In new national polling of the 2024 race for president from Quinnipiac University, Democratic nominee Kamala Harris is leading Republican pick Donald Trump by a large margin among women. All of the poll’s respondents were also likely voters.
In the Quinnipiac data, 58 percent of the women were behind Harris, while only 37 percent backed Trump. It was a nearly direct reversal among men, 57 percent of whom backed Trump compared to Harris’ 39 percent.
Among the poll’s general pool of likely voters, Harris was up by only two percentage points nationally, and that was when presidential candidates from outside the two major political parties were specifically named to survey participants. When only Harris and Trump were named, she was up by just one percent — which, in polling terms, means the two were essentially tied.
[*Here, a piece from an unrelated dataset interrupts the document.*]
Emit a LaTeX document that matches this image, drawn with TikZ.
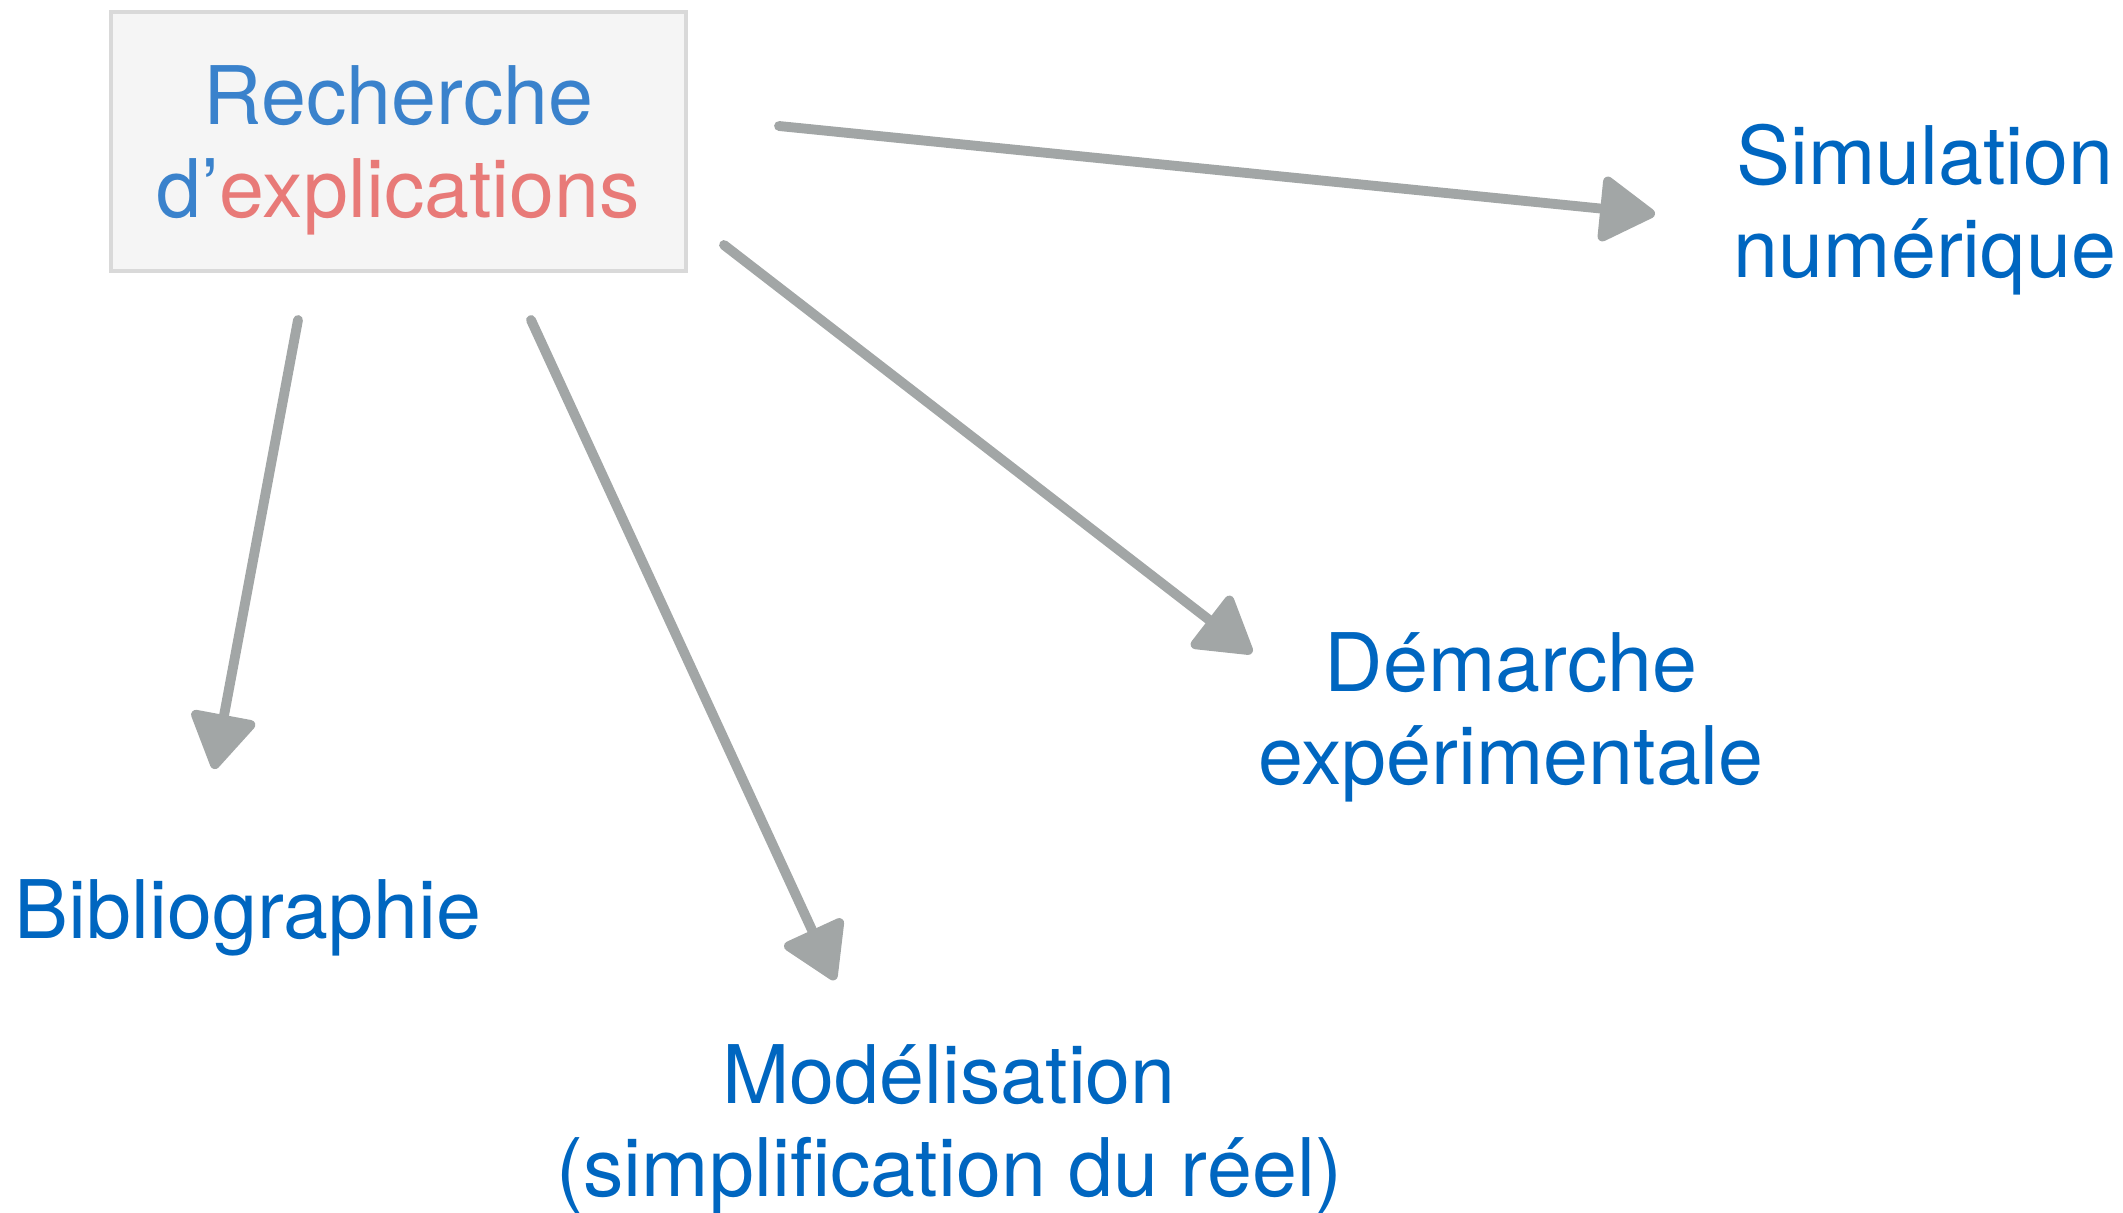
\documentclass[tikz,border=0pt]{standalone}
\usepackage{fontspec}
\setmainfont{TeX Gyre Heros}
\usepackage{tikz}
\usetikzlibrary{arrows.meta,positioning}

\definecolor{labelblue}{HTML}{0066C0}
\definecolor{boxblue}{HTML}{3A82CC}
\definecolor{boxred}{HTML}{E87A78}
\definecolor{chalk}{HTML}{A2A6A6}

\tikzset{
  labeltext/.style={text=labelblue,align=center,font=\fontsize{23}{26.5}\selectfont,inner sep=0pt},
  startbox/.style={draw=black!15,line width=1.1pt,fill=black!4,minimum width=5.75cm,minimum height=2.59cm},
  boxtext/.style={align=center,font=\fontsize{23}{26.5}\selectfont,inner sep=0pt},
  chalkarrow/.style={draw=chalk,line width=2.8pt,line cap=round,-{Triangle[length=17pt,width=20pt,round]}}
}

\begin{document}
\begin{tikzpicture}
  \useasboundingbox (0,0) rectangle (21.23,-12.12);
  \node[startbox] (recherche) at (3.985,-1.415) {};
  \node[boxtext] (recherchetxt) at ([yshift=-0.09cm]recherche.center)
    {\textcolor{boxblue}{Recherche}\\\textcolor{boxblue}{d’}\textcolor{boxred}{explications}};
  \node[labeltext] (simulation) at (19.25,-2.10) {Simulation\\numérique};
  \node[labeltext] (demarche) at (15.11,-7.17) {Démarche\\expérimentale};
  \node[labeltext] (biblio) at (2.48,-9.18) {Bibliographie};
  \node[labeltext] (modelisation) at (9.49,-11.29) {Modélisation\\(simplification du réel)};
  % arrow ends
  \coordinate (s1) at (7.79,-1.26);
  \coordinate (e1) at (16.55,-2.14);
  \coordinate (s2) at (7.24,-2.45);
  \coordinate (e2) at (12.52,-6.53);
  \coordinate (s3) at (2.98,-3.20);
  \coordinate (e3) at (2.14,-7.69);
  \coordinate (s4) at (5.31,-3.20);
  \coordinate (e4) at (8.35,-9.80);
  \draw[chalkarrow] (s1) -- (e1);
  \draw[chalkarrow] (s2) -- (e2);
  \draw[chalkarrow] (s3) -- (e3);
  \draw[chalkarrow] (s4) -- (e4);
\end{tikzpicture}
\end{document}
The leading margin for Harris among women in this poll is actually larger than the margin by which Democratic candidate Joe Biden was victorious among women in the 2020 presidential race, according to exit polling of that election from Edison Research. Those pollsters found Biden up among women by 15 percent. And similar in general terms to the gender difference here, Trump led among men by eight.
Now, Harris and Trump are on track for a general election debate next month with ABC News, which — assuming it actually moves forward — will come on the heels of substantial uncertainty about whether and how it would unfold at all. Most recently, the Harris and Trump teams have been at apparent odds over whether the candidates’ microphones would be left active when it’s not their turn to speak. Harris’ team was in favor of doing so. It’s Trump himself who sent a 2020 election debate off the rails with incessant interruptions.
Harris “wants the American people to see an unfettered Donald Trump, because that’s what we’re going to get if he becomes president again,” Harris campaign advisor Ian Sams recently stated.